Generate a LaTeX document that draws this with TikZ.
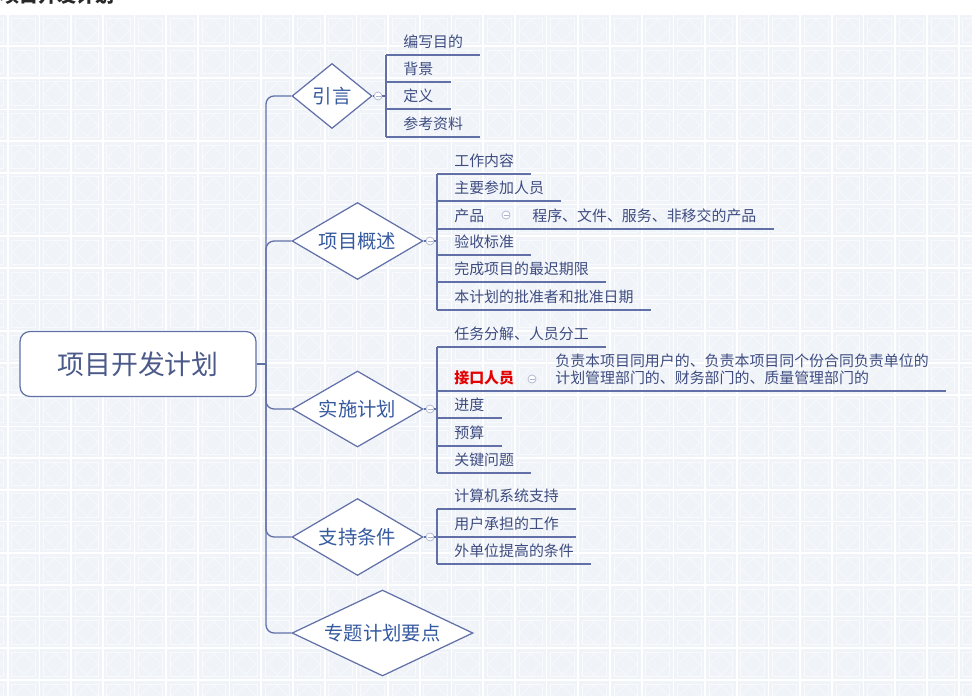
\documentclass[tikz,border=0pt]{standalone}
\usepackage{fontspec}
\setmainfont{Noto Sans CJK SC}
\usetikzlibrary{shapes.geometric}
\definecolor{linkblue}{RGB}{98,112,168}
\definecolor{leaftext}{RGB}{62,76,128}
\definecolor{topicblue}{RGB}{54,90,160}
\definecolor{roottext}{RGB}{76,90,138}
\definecolor{foldgray}{RGB}{172,180,208}
\definecolor{tilebg}{RGB}{240,244,249}
\definecolor{tileline}{RGB}{248,250,253}
\definecolor{titlegray}{RGB}{40,40,40}
\definecolor{alertred}{RGB}{228,0,0}

\begin{document}
\begin{tikzpicture}[x=0.02cm, y=-0.02cm,
    rootbox/.style={rectangle, draw=linkblue, fill=white, rounded corners=0.2cm, line width=0.7pt, minimum width=4.72cm, minimum height=1.3cm, text=roottext, font=\fontsize{15.3}{18}\selectfont},
    topic/.style={diamond, draw=linkblue, fill=white, line width=0.7pt, inner sep=0pt, text=topicblue, font=\fontsize{11}{13}\selectfont},
    leaf/.style={anchor=south west, inner xsep=0.34cm, inner ysep=0.09cm, text height=0.85em, text depth=0.15em, text=leaftext, font=\fontsize{8.5}{9.6}\selectfont},
    fold/.style={circle, draw=foldgray, fill=white, line width=0.4pt, inner sep=0pt, minimum size=0.16cm,
        path picture={\draw[foldgray, line width=0.4pt] ([xshift=-0.05cm]path picture bounding box.center) -- ([xshift=0.05cm]path picture bounding box.center);}},
    spine/.style={draw=linkblue, line width=0.75pt},
    wire/.style={draw=linkblue, line width=0.7pt}
]
\useasboundingbox (0,0) rectangle (972,696);

% tiled background
\fill[white] (0,0) rectangle (972,696);
\fill[tilebg] (0,14) rectangle (972,696);
\foreach \i in {-1,...,30} \foreach \j in {0,...,21} {
    \draw[tileline, line width=0.4pt] ({7.7+31.7*\i+4},{14.3+31.7*\j+4}) rectangle ++(23.7,23.7);
    \draw[tileline, line width=0.4pt] ({7.7+31.7*\i+15.85},{14.3+31.7*\j+5}) -- ++(10.85,10.85) -- ++(-10.85,10.85) -- ++(-10.85,-10.85) -- cycle;
}
\foreach \i in {0,...,30}
    \draw[white, line width=1pt] ({7.7+31.7*\i},14) -- ({7.7+31.7*\i},696);
\foreach \j in {0,...,21}
    \draw[white, line width=1pt] (0,{14.3+31.7*\j}) -- (972,{14.3+31.7*\j});

\node[anchor=base west, inner sep=0pt, text=titlegray, font=\bfseries\fontsize{10.8}{13}\selectfont] (title) at (0,3) {项目开发计划};

% root and main topics
\node[rootbox] (plan) at (138,364) {项目开发计划};
\node[topic, aspect=1.23, minimum width=1.6cm, minimum height=1.3cm] (intro) at (332,96) {引言};
\node[topic, aspect=1.7, minimum width=2.62cm, minimum height=1.54cm] (overview) at (357.5,241) {项目概述};
\node[topic, aspect=1.7, minimum width=2.62cm, minimum height=1.52cm] (impl) at (357.5,409) {实施计划};
\node[topic, aspect=1.7, minimum width=2.62cm, minimum height=1.54cm] (support) at (357.5,537) {支持条件};
\node[topic, aspect=2.1, minimum width=3.62cm, minimum height=1.72cm] (special) at (382.5,633) {专题计划要点};

\coordinate (hub) at (266,364);
\draw[spine] (plan.east) -- (hub);
\foreach \t in {intro,overview,impl,support,special}
    \draw[spine, rounded corners=0.16cm] (hub) |- (\t.west);

% 引言
\node[leaf] (a1) at (386,55) {编写目的};
\node[leaf] (a2) at (386,82) {背景};
\node[leaf] (a3) at (386,109) {定义};
\node[leaf] (a4) at (386,137) {参考资料};
\node[fold] (f1) at (378,96) {};

% 项目概述
\node[leaf] (b1) at (437,174) {工作内容};
\node[leaf] (b2) at (437,201) {主要参加人员};
\node[leaf] (b3) at (437,229) {产品};
\node[leaf] (b3s) at (515,229) {程序、文件、服务、非移交的产品};
\node[leaf] (b4) at (437,255) {验收标准};
\node[leaf] (b5) at (437,282) {完成项目的最迟期限};
\node[leaf] (b6) at (437,310) {本计划的批准者和批准日期};
\node[fold] (f2) at (430,241) {};
\node[fold] (fb3) at (506,215) {};

% 实施计划
\node[leaf] (c1) at (437,347) {任务分解、人员分工};
\node[leaf, text=alertred, font=\bfseries\fontsize{8.5}{9.6}\selectfont] (c2) at (437,391) {接口人员};
\node[leaf, align=left, text height={}] (c2s) at (538,391) {负责本项目同用户的、负责本项目同个份合同负责单位的\\计划管理部门的、财务部门的、质量管理部门的};
\node[leaf] (c3) at (437,418) {进度};
\node[leaf] (c4) at (437,446) {预算};
\node[leaf] (c5) at (437,473) {关键问题};
\node[fold] (f3) at (430,409) {};
\node[fold] (fc2) at (532,379) {};

% 支持条件
\node[leaf] (d1) at (437,509) {计算机系统支持};
\node[leaf] (d2) at (437,537) {用户承担的工作};
\node[leaf] (d3) at (437,564) {外单位提高的条件};
\node[fold] (f4) at (430,537) {};

% underlines
\foreach \n in {a1,a2,a3,a4,b1,b2,b3,b3s,b4,b5,b6,c1,c2,c2s,c3,c4,c5,d1,d2,d3}
    \draw[wire] (\n.south west) -- (\n.south east);
\draw[wire] (b3.south east) -- (b3s.south west);
\draw[wire] (c2.south east) -- (c2s.south west);

% branch lines
\draw[wire] (a1.south west) -- (a4.south west);
\draw[wire] (b1.south west) -- (b6.south west);
\draw[wire] (c1.south west) -- (c5.south west);
\draw[wire] (d1.south west) -- (d3.south west);

\draw[wire] (intro.east) -- (f1.west);
\draw[wire] (f1.east) -- (f1 -| a1.south west);
\draw[wire] (overview.east) -- (f2.west);
\draw[wire] (f2.east) -- (f2 -| b1.south west);
\draw[wire] (impl.east) -- (f3.west);
\draw[wire] (f3.east) -- (f3 -| c1.south west);
\draw[wire] (support.east) -- (f4.west);
\draw[wire] (f4.east) -- (f4 -| d1.south west);
\end{tikzpicture}
\end{document}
++++++++
## Stated exercise
Print the complete listing exactly as it stands, without its pictures.

## Problem solution
Generate a LaTeX document that draws this with TikZ.
\documentclass[tikz,border=0pt]{standalone}
\usepackage{fontspec}
\setmainfont{Noto Sans CJK SC}
\usetikzlibrary{shapes.geometric}
\definecolor{linkblue}{RGB}{98,112,168}
\definecolor{leaftext}{RGB}{62,76,128}
\definecolor{topicblue}{RGB}{54,90,160}
\definecolor{roottext}{RGB}{76,90,138}
\definecolor{foldgray}{RGB}{172,180,208}
\definecolor{tilebg}{RGB}{240,244,249}
\definecolor{tileline}{RGB}{248,250,253}
\definecolor{titlegray}{RGB}{40,40,40}
\definecolor{alertred}{RGB}{228,0,0}

\begin{document}
\begin{tikzpicture}[x=0.02cm, y=-0.02cm,
    rootbox/.style={rectangle, draw=linkblue, fill=white, rounded corners=0.2cm, line width=0.7pt, minimum width=4.72cm, minimum height=1.3cm, text=roottext, font=\fontsize{15.3}{18}\selectfont},
    topic/.style={diamond, draw=linkblue, fill=white, line width=0.7pt, inner sep=0pt, text=topicblue, font=\fontsize{11}{13}\selectfont},
    leaf/.style={anchor=south west, inner xsep=0.34cm, inner ysep=0.09cm, text height=0.85em, text depth=0.15em, text=leaftext, font=\fontsize{8.5}{9.6}\selectfont},
    fold/.style={circle, draw=foldgray, fill=white, line width=0.4pt, inner sep=0pt, minimum size=0.16cm,
        path picture={\draw[foldgray, line width=0.4pt] ([xshift=-0.05cm]path picture bounding box.center) -- ([xshift=0.05cm]path picture bounding box.center);}},
    spine/.style={draw=linkblue, line width=0.75pt},
    wire/.style={draw=linkblue, line width=0.7pt}
]
\useasboundingbox (0,0) rectangle (972,696);

% tiled background
\fill[white] (0,0) rectangle (972,696);
\fill[tilebg] (0,14) rectangle (972,696);
\foreach \i in {-1,...,30} \foreach \j in {0,...,21} {
    \draw[tileline, line width=0.4pt] ({7.7+31.7*\i+4},{14.3+31.7*\j+4}) rectangle ++(23.7,23.7);
    \draw[tileline, line width=0.4pt] ({7.7+31.7*\i+15.85},{14.3+31.7*\j+5}) -- ++(10.85,10.85) -- ++(-10.85,10.85) -- ++(-10.85,-10.85) -- cycle;
}
\foreach \i in {0,...,30}
    \draw[white, line width=1pt] ({7.7+31.7*\i},14) -- ({7.7+31.7*\i},696);
\foreach \j in {0,...,21}
    \draw[white, line width=1pt] (0,{14.3+31.7*\j}) -- (972,{14.3+31.7*\j});

\node[anchor=base west, inner sep=0pt, text=titlegray, font=\bfseries\fontsize{10.8}{13}\selectfont] (title) at (0,3) {项目开发计划};

% root and main topics
\node[rootbox] (plan) at (138,364) {项目开发计划};
\node[topic, aspect=1.23, minimum width=1.6cm, minimum height=1.3cm] (intro) at (332,96) {引言};
\node[topic, aspect=1.7, minimum width=2.62cm, minimum height=1.54cm] (overview) at (357.5,241) {项目概述};
\node[topic, aspect=1.7, minimum width=2.62cm, minimum height=1.52cm] (impl) at (357.5,409) {实施计划};
\node[topic, aspect=1.7, minimum width=2.62cm, minimum height=1.54cm] (support) at (357.5,537) {支持条件};
\node[topic, aspect=2.1, minimum width=3.62cm, minimum height=1.72cm] (special) at (382.5,633) {专题计划要点};

\coordinate (hub) at (266,364);
\draw[spine] (plan.east) -- (hub);
\foreach \t in {intro,overview,impl,support,special}
    \draw[spine, rounded corners=0.16cm] (hub) |- (\t.west);

% 引言
\node[leaf] (a1) at (386,55) {编写目的};
\node[leaf] (a2) at (386,82) {背景};
\node[leaf] (a3) at (386,109) {定义};
\node[leaf] (a4) at (386,137) {参考资料};
\node[fold] (f1) at (378,96) {};

% 项目概述
\node[leaf] (b1) at (437,174) {工作内容};
\node[leaf] (b2) at (437,201) {主要参加人员};
\node[leaf] (b3) at (437,229) {产品};
\node[leaf] (b3s) at (515,229) {程序、文件、服务、非移交的产品};
\node[leaf] (b4) at (437,255) {验收标准};
\node[leaf] (b5) at (437,282) {完成项目的最迟期限};
\node[leaf] (b6) at (437,310) {本计划的批准者和批准日期};
\node[fold] (f2) at (430,241) {};
\node[fold] (fb3) at (506,215) {};

% 实施计划
\node[leaf] (c1) at (437,347) {任务分解、人员分工};
\node[leaf, text=alertred, font=\bfseries\fontsize{8.5}{9.6}\selectfont] (c2) at (437,391) {接口人员};
\node[leaf, align=left, text height={}] (c2s) at (538,391) {负责本项目同用户的、负责本项目同个份合同负责单位的\\计划管理部门的、财务部门的、质量管理部门的};
\node[leaf] (c3) at (437,418) {进度};
\node[leaf] (c4) at (437,446) {预算};
\node[leaf] (c5) at (437,473) {关键问题};
\node[fold] (f3) at (430,409) {};
\node[fold] (fc2) at (532,379) {};

% 支持条件
\node[leaf] (d1) at (437,509) {计算机系统支持};
\node[leaf] (d2) at (437,537) {用户承担的工作};
\node[leaf] (d3) at (437,564) {外单位提高的条件};
\node[fold] (f4) at (430,537) {};

% underlines
\foreach \n in {a1,a2,a3,a4,b1,b2,b3,b3s,b4,b5,b6,c1,c2,c2s,c3,c4,c5,d1,d2,d3}
    \draw[wire] (\n.south west) -- (\n.south east);
\draw[wire] (b3.south east) -- (b3s.south west);
\draw[wire] (c2.south east) -- (c2s.south west);

% branch lines
\draw[wire] (a1.south west) -- (a4.south west);
\draw[wire] (b1.south west) -- (b6.south west);
\draw[wire] (c1.south west) -- (c5.south west);
\draw[wire] (d1.south west) -- (d3.south west);

\draw[wire] (intro.east) -- (f1.west);
\draw[wire] (f1.east) -- (f1 -| a1.south west);
\draw[wire] (overview.east) -- (f2.west);
\draw[wire] (f2.east) -- (f2 -| b1.south west);
\draw[wire] (impl.east) -- (f3.west);
\draw[wire] (f3.east) -- (f3 -| c1.south west);
\draw[wire] (support.east) -- (f4.west);
\draw[wire] (f4.east) -- (f4 -| d1.south west);
\end{tikzpicture}
\end{document}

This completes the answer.